When I moved to Georgia seven years ago (has it really been that long?), I came home to visit much more often than I do now. For several months, I just did the family thing, neglecting friends I had left. After watching this for several visits, Mom sat me down for a little talk. She let me know that one of her biggest regrets was not seeing friends when she went back to Cincinnti to visit. She told me she understood that it was difficult to fit everything in, but down the road I would be happy to still have these friendships.
Now, I haven’t always listened to Mom’s advice. In fact, at that point in my life, I rarely did. But that bit of sage wisdom? It has stuck with me over the past seven years, and I have a core group of friends I see every visit. We don’t always get to spend a lot of time together, but we get a few minutes to catch up in person and share a few hugs. And these friends understand when I have to leave after an hour or can’t come back until the next visit. It also doesn’t seem like any time has passed between visits, either. Over the past few years, I’ve added a few more friends in the mix. Sure, it makes coming home a litte more hectic, but these are people I shared so much with in the past.
Take Lindsay, for instance. She and I went to school together until second grade and didn’t meet back up until our junior year in college. She moved into my old apartment when I moved across the hall and spent nights walking to Kroger for delicious chocolate chip cookies and watching The Bachelor. I had just left her house the night Justin called me to set up our first date. Every time I come home, we go to Pazzo’s to order pretzels and cider. Sure, we’re probably too old to really go there. But we do; it’s tradition.
Then there’s Jill, my R.A. from my freshman year. We lost touch after college until we ran into each other at the mall in 2003 after both having car wrecks. Then we wound up with the same doctor and physical therapists. We’d been so close in college that it seemed like time had never passed. We got married a week apart and have children close in age, although her oldest is much older than Robbie. We get the boys together to play and try to catch up while urging the children to “Pleas share.”
And where would I be without Jamie? The friend I didn’t get to see one trip until she called while I was on the way to the airport. Mom sped to Kroger in Beaumont Center, where Jamie was finishing a mural, just so we could get in a quick hug and Jamie could marvel at my massive belly. It’s a special kind of friendship that can sustain itself on a two-minute hug.
And Hilary. My favorite Hilary. Home wouldn’t be home without her – my sister and my best friend. We go to dinner, play with Robbie, watch TV shows that drive Mom crazy, remember stories from when we were little. When I was youger, Mom promised that one day we would be best friends. I was sure she was wrong. But, Hilary is my blood sister, my sorority sister, and my best friend.

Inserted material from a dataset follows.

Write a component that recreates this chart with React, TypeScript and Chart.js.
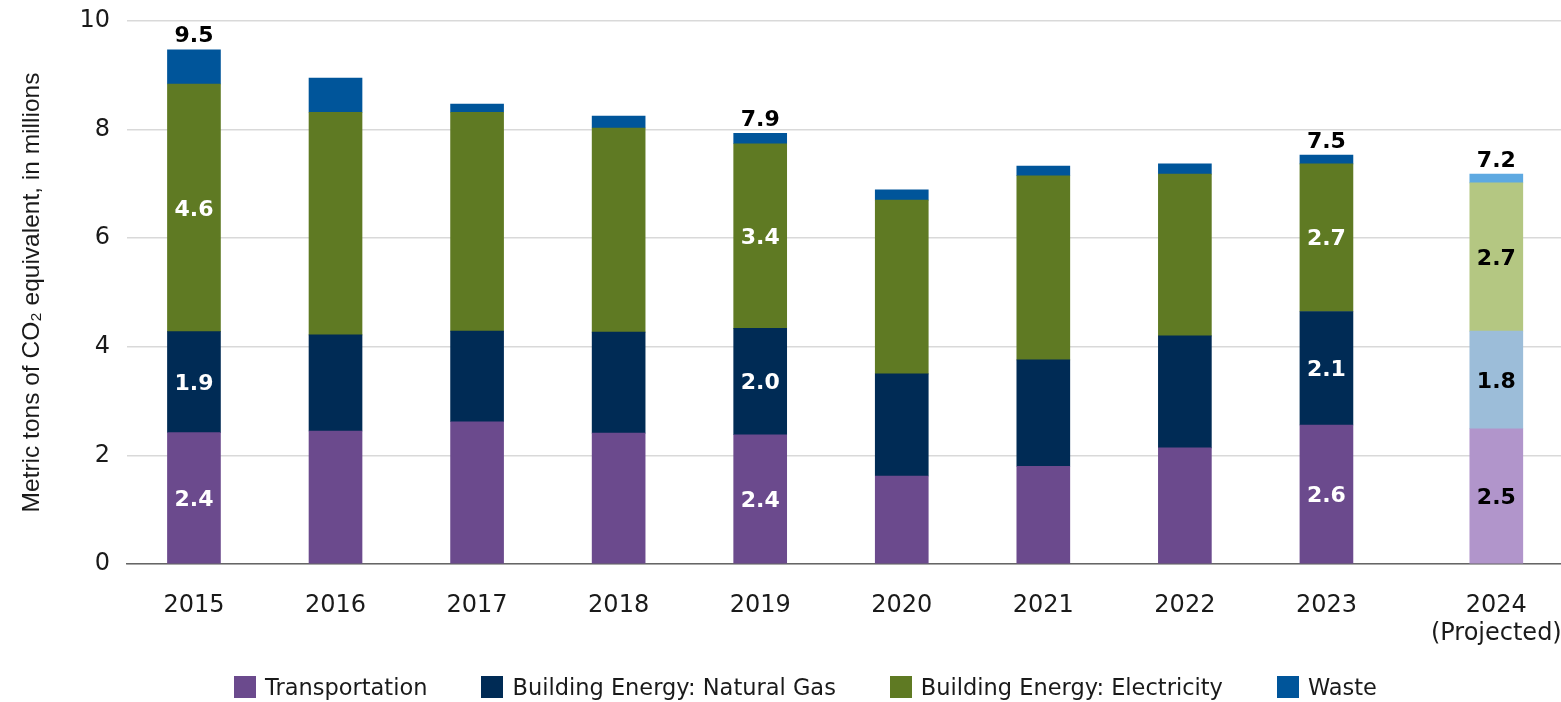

And then there are the friends I’ve reconnected with recently: Louisa, Adele, Lisa, and Jonathan. They are there for dinners and birthday parties and the occassional trip to Kings Island in the middle of the summer. They are excited to hear I’m coming to town and can’t wait to see me (and I can’t wait to see them!).
Of course, some of my friends have dropped off… And that’s bound to happen as life and circumstances change. It’s hard, though, to realize that life at home happens without you. People don’t just sit on the couch, waiting for you to return. And sometimes friends outgrow each other.
I like knowing that a part of my life is still in Lexington. I love that Robbie has friends he visits here, too. It’s nice to have a little part of my past to show to Robbie. So, Mom? The best advice I ever received? It came from you.